With Me For My Looks

Here's a problem that is rampant among ATVBT readers: a person is both very good-looking and also has a great personality. They want to find a partner who is not just with them for their looks. How can they do this?

The traditional solution (per rom coms, etc) is to start out looking extremely plain (but with a great personality), meet someone who is way out of your league visually but forced into your proximity for some reason, have them fall in love with your personality despite their initial indifference (hence proving they're serious about you), and then later have a glowup and also see their face go WOW so you know for sure they're also really into your looks.

I think this points at one of the core struggles of the not-just-with-me-for-my-looks problem: we have a weird relationship with things like looks, where we mostly want to be with someone who is 1) not just with us for our looks, but 2) still does extremely enjoy how we look. Even as an extremely gorgeous person who is fed up with people objectifying our gorgeousness, it would be disappointing to meet someone who loves us for who we are but then is like "yeah I mean I'm just tolerating your face because I love you so much." Conditional on them truly liking our personalities, we then do want them to love our looks, after all.

The second problem I see is embodied in the following thought experiment: suppose you're extremely gorgeous, and trying to find someone who isn't just interested in you for your looks. You try to achieve this by making yourself less attractive: wearing unattractive clothes, getting an unattractive haircut, etc. Are you now going to match with people who are interested in your brain (or soul, or spleen?) I think potentially not, you're just going to attract people who are still with you for your looks, at a lower level of looks.

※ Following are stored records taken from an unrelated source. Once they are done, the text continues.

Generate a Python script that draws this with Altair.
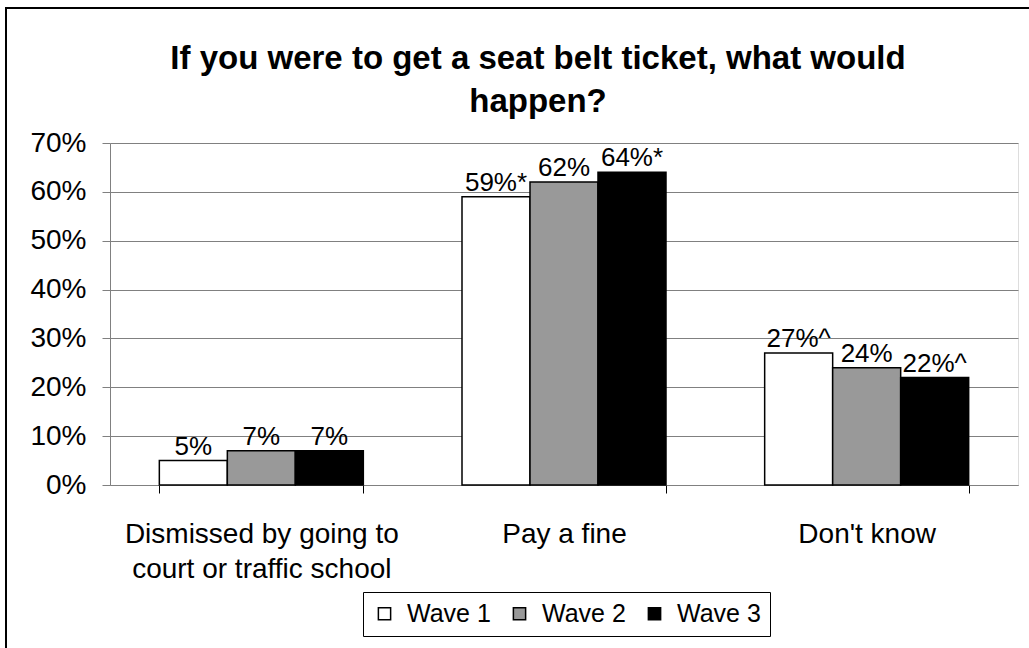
import altair as alt
import pandas as pd

categories = ["Dismissed by going to court or traffic school", "Pay a fine", "Don't know"]
waves = ["Wave 1", "Wave 2", "Wave 3"]
values = {
    "Wave 1": [0.05, 0.59, 0.27],
    "Wave 2": [0.07, 0.62, 0.24],
    "Wave 3": [0.07, 0.64, 0.22],
}
labels = {
    "Wave 1": ["5%", "59%*", "27%^"],
    "Wave 2": ["7%", "62%", "24%"],
    "Wave 3": ["7%", "64%*", "22%^"],
}
title_lines = ["If you were to get a seat belt ticket, what would", "happen?"]

rows = []
for w in waves:
    for i, c in enumerate(categories):
        rows.append({"category": c, "wave": w, "value": values[w][i], "label": labels[w][i]})
df = pd.DataFrame(rows)

FONT = "Liberation Sans"
W, H = 908, 342

xenc = alt.X("category:N", sort=categories, title=None,
             scale=alt.Scale(paddingInner=0.326, paddingOuter=0.163),
             axis=alt.Axis(labelAngle=0, tickBand="extent", tickSize=8, tickColor="#000000",
                           domainColor="#808080", labelFontSize=28, labelFont=FONT,
                           labelColor="#000000", labelPadding=27, labelLineHeight=35,
                           labelBaseline="top", labelLimit=0,
                           labelExpr="datum.label == 'Dismissed by going to court or traffic school' ? ['Dismissed by going to', 'court or traffic school'] : datum.label"))

bars = alt.Chart(df).mark_bar(stroke="#000000", strokeWidth=1.5).encode(
    x=xenc,
    xOffset=alt.XOffset("wave:N", sort=waves),
    y=alt.Y("value:Q", title=None,
            scale=alt.Scale(domain=[0, 0.7]),
            axis=alt.Axis(format=".0%", values=[0, 0.1, 0.2, 0.3, 0.4, 0.5, 0.6, 0.7],
                          tickSize=8, tickColor="#808080", domainColor="#808080",
                          gridColor="#808080", gridWidth=1, labelFontSize=28, labelFont=FONT,
                          labelColor="#000000", labelPadding=16)),
    fill=alt.Fill("wave:N", sort=waves,
                  scale=alt.Scale(domain=waves, range=["#ffffff", "#999999", "#000000"]),
                  legend=alt.Legend(title=None, orient="none", legendX=253, legendY=449,
                                    direction="horizontal", symbolType="square", symbolSize=150,
                                    symbolStrokeColor="#000000", symbolStrokeWidth=1.5,
                                    labelFontSize=25, labelFont=FONT, labelColor="#000000",
                                    strokeColor="#000000", padding=9, columnPadding=16,
                                    labelOffset=10, fillColor="#ffffff")),
)

text = alt.Chart(df).mark_text(baseline="bottom", dy=-1, fontSize=26, font=FONT, color="#000000").encode(
    x=alt.X("category:N", sort=categories),
    xOffset=alt.XOffset("wave:N", sort=waves),
    y=alt.Y("value:Q"),
    text="label:N",
)

frame = alt.Chart(df).mark_rect(fill=None, stroke="#000000", strokeWidth=2, clip=False).encode(
    x=alt.value(-104), y=alt.value(-135), x2=alt.value(1000), y2=alt.value(600)
)

title = alt.Chart(pd.DataFrame({"t": [title_lines]})).mark_text(
    fontSize=33, font=FONT, fontWeight="bold", color="#000000", align="center",
    baseline="alphabetic", lineHeight=43,
).encode(x=alt.value(428), y=alt.value(-74), text="t")

chart = alt.layer(frame, bars, text, title).properties(
    width=W, height=H,
    autosize=alt.AutoSizeParams(type="none"),
    padding={"left": 110, "top": 143, "right": 11, "bottom": 163},
).configure_view(stroke=None).configure(background="#ffffff")

chart.save("out.html", embed_options={"renderer": "svg", "actions": False})
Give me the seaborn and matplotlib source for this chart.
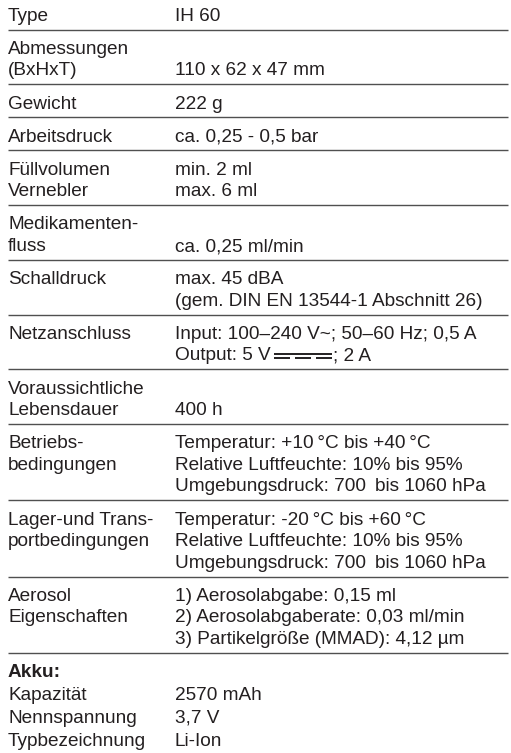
import matplotlib
matplotlib.use("Agg")
import matplotlib.pyplot as plt
import seaborn as sns

# table content
labels = ["Type", "Abmessungen\n(BxHxT)", "Gewicht", "Arbeitsdruck",
          "Füllvolumen\nVernebler", "Medikamenten-\nfluss", "Schalldruck",
          "Netzanschluss", "Voraussichtliche\nLebensdauer",
          "Betriebs-\nbedingungen", "Lager-und Trans-\nportbedingungen",
          "Aerosol\nEigenschaften"]
values = ["IH 60",
          "\n110 x 62 x 47 mm",
          "222 g",
          "ca. 0,25 - 0,5 bar",
          "min. 2 ml\nmax. 6 ml",
          "\nca. 0,25 ml/min",
          "max. 45 dBA\n(gem. DIN EN 13544-1 Abschnitt 26)",
          "Input: 100\u2013240 V~; 50\u201360 Hz; 0,5 A\nOutput: 5 V \u2393; 2 A",
          "\n400 h",
          "Temperatur: +10\u2009°C bis +40\u2009°C\nRelative Luftfeuchte: 10% bis 95%\nUmgebungsdruck: 700 \u2009bis 1060 hPa",
          "Temperatur: -20\u2009°C bis +60\u2009°C\nRelative Luftfeuchte: 10% bis 95%\nUmgebungsdruck: 700 \u2009bis 1060 hPa",
          "1) Aerosolabgabe: 0,15 ml\n2) Aerosolabgaberate: 0,03 ml/min\n3) Partikelgröße (MMAD): 4,12 µm"]
akku_title = "Akku:"
akku_labels = ["Kapazität", "Nennspannung", "Typbezeichnung"]
akku_values = ["2570 mAh", "3,7 V", "Li-Ion"]

sns.set_style("white")
plt.rcParams['font.family'] = ['Liberation Sans', 'DejaVu Sans']

fig = plt.figure(figsize=(5.11, 7.53), dpi=100)
ax = fig.add_axes([0, 0, 1, 1])
ax.set_xlim(0, 511)
ax.set_ylim(753, 0)
ax.axis("off")

ink = "#231f20"
rule_col = "#505050"
fs = 13.7
pitch = 21.6
x_lab, x_val = 8, 175
renderer = fig.canvas.get_renderer()


def put(x, y, s, **kw):
    return ax.text(x, y, s, fontsize=fs, color=ink, va="baseline", ha="left", **kw)


def put_value(x, y, s):
    if "\u2393" not in s:
        put(x, y, s)
        return
    # DC symbol drawn by hand (solid bar over three dashes)
    head, tail = s.split("\u2393")
    t = put(x, y, head.rstrip())
    bb = t.get_window_extent(renderer).transformed(ax.transData.inverted())
    x0 = bb.x1 + 3
    w = 58
    ax.plot([x0, x0 + w], [y - 6, y - 6], color=ink, lw=1.4, solid_capstyle="butt")
    dash = (w - 2 * 5) / 3
    for k in range(3):
        xs = x0 + k * (dash + 5)
        ax.plot([xs, xs + dash], [y - 2, y - 2], color=ink, lw=1.4, solid_capstyle="butt")
    put(x0 + w + 1, y, tail)


base = 20.7
rules = []
for lab, val in zip(labels, values):
    ll = lab.split("\n")
    vl = val.split("\n")
    n = max(len(ll), len(vl))
    for k, s in enumerate(ll):
        put(x_lab, base + k * pitch, s)
    for k, s in enumerate(vl):
        if s:
            put_value(x_val, base + k * pitch, s)
    last = base + (n - 1) * pitch
    rule = last + 8.8
    rules.append(rule)
    base = rule + 24.3

ax.hlines(rules, 8, 508, color=rule_col, lw=1.0)

put(x_lab, base, akku_title, fontweight="bold")
for k, (lab, val) in enumerate(zip(akku_labels, akku_values)):
    y = base + (k + 1) * 22.8
    put(x_lab, y, lab)
    put(x_val, y, val)

fig.savefig("out.png", dpi=100)
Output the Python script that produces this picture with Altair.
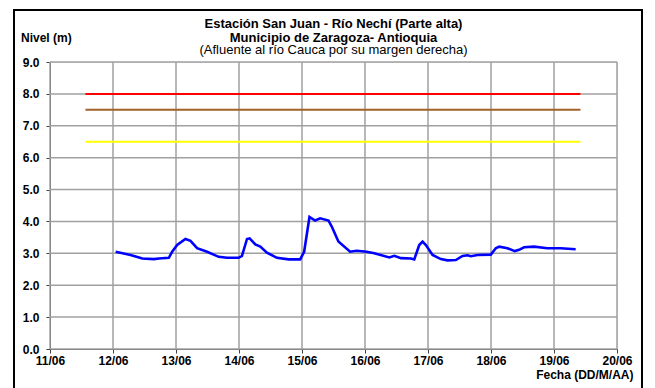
import altair as alt
import pandas as pd

# ---- data ----
times = [
    "2011-06-12T01:00", "2011-06-12T06:40", "2011-06-12T11:10", "2011-06-12T15:35",
    "2011-06-12T17:28", "2011-06-12T21:17", "2011-06-12T22:32", "2011-06-13T00:26",
    "2011-06-13T03:36", "2011-06-13T05:31", "2011-06-13T08:02", "2011-06-13T11:50",
    "2011-06-13T16:16", "2011-06-13T19:26", "2011-06-13T23:53", "2011-06-14T01:08",
    "2011-06-14T03:03", "2011-06-14T04:03", "2011-06-14T06:13", "2011-06-14T08:07",
    "2011-06-14T10:38", "2011-06-14T14:27", "2011-06-14T18:52", "2011-06-14T23:18",
    "2011-06-15T00:49", "2011-06-15T02:51", "2011-06-15T04:59", "2011-06-15T06:55",
    "2011-06-15T10:05", "2011-06-15T11:20", "2011-06-15T13:52", "2011-06-15T18:19",
    "2011-06-15T20:50", "2011-06-16T00:37", "2011-06-16T03:33", "2011-06-16T09:16",
    "2011-06-16T11:10", "2011-06-16T13:42", "2011-06-16T17:30", "2011-06-16T18:46",
    "2011-06-16T20:40", "2011-06-16T21:56", "2011-06-16T23:12", "2011-06-17T01:44",
    "2011-06-17T04:54", "2011-06-17T07:26", "2011-06-17T10:36", "2011-06-17T13:09",
    "2011-06-17T15:03", "2011-06-17T16:19", "2011-06-17T18:52", "2011-06-17T23:56",
    "2011-06-18T01:49", "2011-06-18T03:06", "2011-06-18T06:16", "2011-06-18T09:03",
    "2011-06-18T10:42", "2011-06-18T12:36", "2011-06-18T16:25", "2011-06-18T21:29",
    "2011-06-19T02:33", "2011-06-19T08:15",
]
levels = [
    3.05, 2.95, 2.84, 2.82, 2.84, 2.86, 3.05, 3.26,
    3.45, 3.39, 3.16, 3.05, 2.89, 2.86, 2.86, 2.92,
    3.45, 3.47, 3.28, 3.21, 3.02, 2.86, 2.81, 2.81,
    3.05, 4.14, 4.03, 4.10, 4.03, 3.84, 3.37, 3.05,
    3.08, 3.05, 3.00, 2.87, 2.92, 2.85, 2.84, 2.81,
    3.26, 3.37, 3.26, 2.95, 2.82, 2.78, 2.79, 2.92,
    2.94, 2.91, 2.95, 2.96, 3.16, 3.21, 3.16, 3.07,
    3.11, 3.19, 3.21, 3.16, 3.16, 3.13,
]

threshold_values = [8.0, 7.5, 6.5]
threshold_names = ["Rojo", "Naranja", "Amarillo"]
threshold_colors = ["#FF0000", "#A0602A", "#FFFF00"]
threshold_start = "2011-06-11T13:30"
threshold_end = "2011-06-19T10:05"

day_ticks = list(range(11, 21))
y_ticks = [0, 1, 2, 3, 4, 5, 6, 7, 8, 9]

FONT = "Liberation Sans"
FS = 12
TFS = 13
GRID = "#A0A0A0"

series = pd.DataFrame({"t": times, "nivel": levels})
thr = pd.DataFrame({
    "name": threshold_names,
    "v": threshold_values,
    "color": threshold_colors,
    "t0": [threshold_start] * 3,
    "t1": [threshold_end] * 3,
})
xgrid = pd.DataFrame({"d": [f"2011-06-{d:02d}T00:00" for d in day_ticks]})
ygrid = pd.DataFrame({"v": y_ticks})

x_scale = alt.Scale(domain=[alt.DateTime(year=2011, month=6, date=11),
                            alt.DateTime(year=2011, month=6, date=20)])
y_scale = alt.Scale(domain=[0, 9], nice=False)

x_axis = alt.Axis(
    values=[alt.DateTime(year=2011, month=6, date=d) for d in day_ticks],
    format="%d/%m", labelFont=FONT, labelFontSize=FS, labelFontWeight="bold",
    labelColor="black", labelPadding=2, tickSize=4, tickColor="#404040",
    domainColor="#404040", grid=False,
    labelOverlap=False, labelFlush=False,
    title="Fecha (DD/M/AA)", titleFont=FONT, titleFontSize=FS, titleFontWeight="bold",
    titleColor="black", titleAnchor="end", titleAlign="right", titleBaseline="middle",
    titleX=583, titleY=25,
)
y_axis = alt.Axis(
    values=y_ticks, format=".1f", labelFont=FONT, labelFontSize=FS,
    labelFontWeight="bold", labelColor="black", labelPadding=7, tickSize=4,
    tickColor="#404040", domainColor="#404040", grid=False,
    labelOverlap=False, labelFlush=False, title=None,
)

vgrid = alt.Chart(xgrid).mark_rule(color=GRID, strokeWidth=1.5, opacity=1).encode(
    x=alt.X("d:T", scale=x_scale, axis=x_axis),
    y=alt.value(0), y2=alt.value(287),
)
hgrid = alt.Chart(ygrid).mark_rule(color=GRID, strokeWidth=1.5, opacity=1).encode(
    y=alt.Y("v:Q", scale=y_scale, axis=y_axis),
    x=alt.value(0), x2=alt.value(567),
)

base_line = alt.Chart(series).mark_line(color="#0000FF", strokeWidth=2.6).encode(
    x=alt.X("t:T", scale=x_scale, axis=x_axis),
    y=alt.Y("nivel:Q", scale=y_scale, axis=y_axis),
)

rules = alt.Chart(thr).mark_rule(strokeWidth=2).encode(
    x=alt.X("t0:T", scale=x_scale, axis=x_axis),
    x2="t1:T",
    y=alt.Y("v:Q", scale=y_scale, axis=y_axis),
    color=alt.Color("color:N", scale=None, legend=None),
)

frame = alt.Chart(pd.DataFrame({"k": [1]})).mark_rect(
    fillOpacity=0, stroke="black", strokeWidth=2
).encode(
    x=alt.value(-36), x2=alt.value(592), y=alt.value(-52), y2=alt.value(340)
)

ylabel = alt.Chart(pd.DataFrame({"label": ["Nivel (m)"]})).mark_text(
    font=FONT, fontSize=FS, fontWeight="bold", color="black",
    align="left", baseline="middle"
).encode(x=alt.value(-29), y=alt.value(-24), text="label:N")

chart = alt.layer(vgrid, hgrid, rules, base_line, frame, ylabel).properties(
    width=567,
    height=287,
    autosize=alt.AutoSizeParams(type="none"),
    padding={"left": 42, "top": 54, "right": 30, "bottom": 39},
    title=alt.TitleParams(
        text=["Estación San Juan  - Río Nechí (Parte alta)",
              "Municipio de Zaragoza- Antioquia"],
        subtitle="(Afluente al río Cauca por su margen derecha)",
        font=FONT, fontSize=TFS, fontWeight="bold", color="black", lineHeight=14,
        subtitleFont=FONT, subtitleFontSize=TFS, subtitleFontWeight="normal",
        subtitleColor="black", subtitlePadding=-1, subtitleLineHeight=13,
        anchor="middle", frame="group", offset=-48,
    ),
).configure_view(stroke="#909090", strokeWidth=1).configure(background="white")

chart.save("out.html", embed_options={"renderer": "svg", "actions": False})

I don't have a solution to this, at all. I think ideally we would encounter each potential partner simultaneously (but separately) in a realm of ideas and a realm of embodiment, and find out who we're attracted to in each realm separately, and then only discover later that Personality_t and Face_t (each of which you liked separately) belong to the same person, congratulations.

Of course, this all doesn't just apply to looks: there are other traits that people have which they want people to like about them, but don't want people who only like that about them. "Being rich" functions in a similar way, as does having a prestigious pedigree. It would be kind of interesting to figure out what ties together the traits that people don't want to be just-liked for; I don't think I've ever heard someone complain that "ugh, I think my date is only into me for my brain and personality, gross," and it would be fun to work out why.

The same basic problem applies outside dating. For example, suppose you have an organization that pays way above market rates. They want to pay well to get The Best People, but they also don't want to have employees who are only with the org for its money. But without extremely careful filtering on hiring, they're liable to end up with employees who are there for the super-high salaries, and it's unclear what they can ultimately do to stop this: if they pay less money, will they get mission-driven people again? Or just people who are doing it for the money at a lower level of pay? Again, I don't know what the solution to this is, I just know that it's a problem.